Les critères réglementaires fixés qui prévoient plusieurs paramètres de modulation du nombre de CPB délivrés

Le décret créé un nouvel article R. 446-112 qui prévoit que « l’appréciation des coûts de production justifiant la modulation à la baisse du nombre de certificats délivrés […] s’établit à partir des critères suivants :

  • 1° La production du biométhane en installation de stockage de déchets non dangereux à partir de déchets ménagers et assimilés ou par la méthanisation en digesteur de produits ou déchets non dangereux ;
  • La date de mise en service de l’installation de production de biométhane.
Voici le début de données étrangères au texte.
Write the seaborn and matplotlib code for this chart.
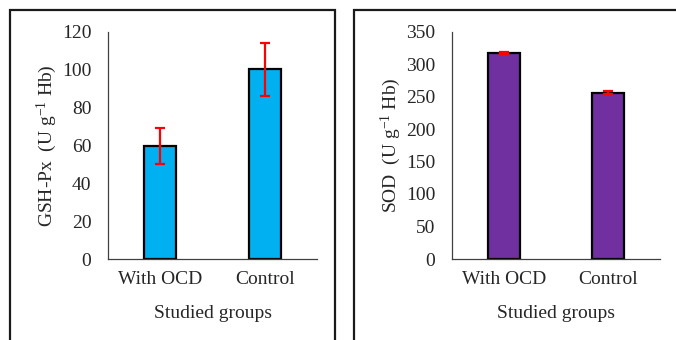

Pour les installations ayant bénéficié d’un des contrats prévus à l’article L. 311-12 pour de l’électricité produite à partir de biogaz, d’un contrat d’achat d’électricité produite à partir de biogaz prévu à l’article L. 314-1, d’un contrat offrant un complément de rémunération pour de l’électricité produite à partir de biogaz prévu à l’article L. 314-18, d’un contrat d’achat de biométhane en application des dispositions des articles L. 446-4 et L. 446-5, d’un contrat offrant un complément de rémunération pour du biométhane prévu à l’article L. 446-7, la date de mise en service de l’installation correspond à la date de prise d’effet de ce contrat ;
  • 4° La production annuelle prévisionnelle de l’installation ».

Les coefficients de modulation sont arrêtés par le ministre chargé de l’énergie après avis du Conseil supérieur de l’énergie et de la Commission de régulation de l’énergie.

La succès de ce dispositif dépendra de plusieurs variables, notamment le niveau de soutien des contrats d’achat de biométhane en guichet ouvert, dont ils sont l’alternative.

Conseil de plus de 160 unités de méthanisation, le cabinet analyse actuellement en détail l’impact de ce dispositif pour des sites qu’elle accompagne.


[1] Article L 446-38 du code de l’énergie : « […] 1° L’installation de production ne doit pas bénéficier d’un contrat mentionné aux articles L. 311-12, L. 314-1, L. 314-18, L. 314-31, L. 446-4, L. 446-5, L. 446-14, L. 446-15 ou L. 446-26 ; »


[1] Loi n°2021-1104 du 22 août 2021 portant lutte contre le dérèglement climatique et renforcement de la résilience face à ses effets  dite « Climat et Résilience ».